Originally: Compensation


Les rodomontades d’Aristide, prêtre défroqué devenu tyran richissime, dont les nervis, baptisés «chimères», terrorisent la population de son île-bidonville, sont à la fois dérisoires et exemplaires. Son ultimatum à la France, qu’il somme de «restituer» à Haïti le trésor (21 milliards de dollars) qu’elle lui aurait volé, est à mettre au compte des dérives d’un despote qu’intoxique la phraséologie populiste et xénophobe dont il se sert pour aveugler son peuple.
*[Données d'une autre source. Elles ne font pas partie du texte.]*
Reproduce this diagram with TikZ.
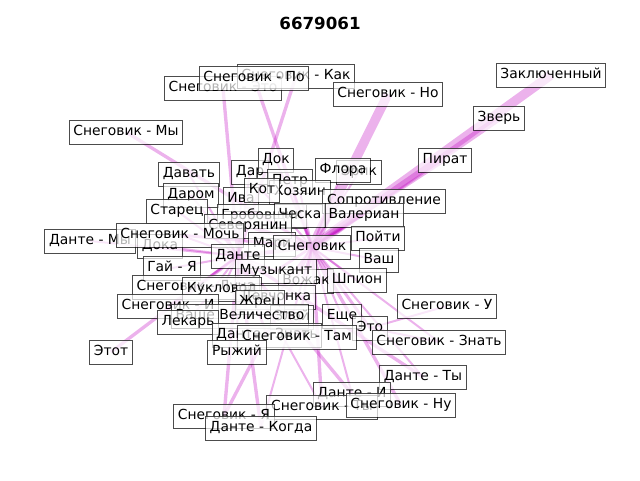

Après deux siècles d’indépendance, Haïti, «l’île qui valait un empire», a été transformée en «coeur des ténèbres» caraïbes. L’espoir de la voir entrer dans la modernité et le développement qu’avait suscité l’élection du même Aristide a vite sombré dans un délire mégalomaniaque nourri de violences et de corruption, qui n’a plus grand-chose à envier à la sinistre ère Duvalier ­ sinon que le vaudou y a été mâtiné d’un ersatz frelaté de théologie de la libération. Comme si la première république noire de l’Histoire n’avait d’autre constante politique qu’un despotisme prétendument investi de pouvoirs occultes ou mystiques…


Fatalité ou legs de l’histoire ? Aucune puissance occulte ni hostilité du reste du monde n’expliquent qu’Haïti soit un Etat en faillite permanente. Mais le fait est qu’il a été fondé sur les débris de l’esclavage ­ tragédie dont les ravages déforment et handicapent les hommes bien plus profondément et durablement qu’on ne le pense.


S’il ne saurait y avoir «restitution» ni «compensation» de l’esclavage, la France garde une obligation morale de ne pas se détourner du peuple de son ancienne colonie et terre d’esclavage. En dépit des chimères de celui qui la dirige. Et pour soutenir ceux qui les combattent.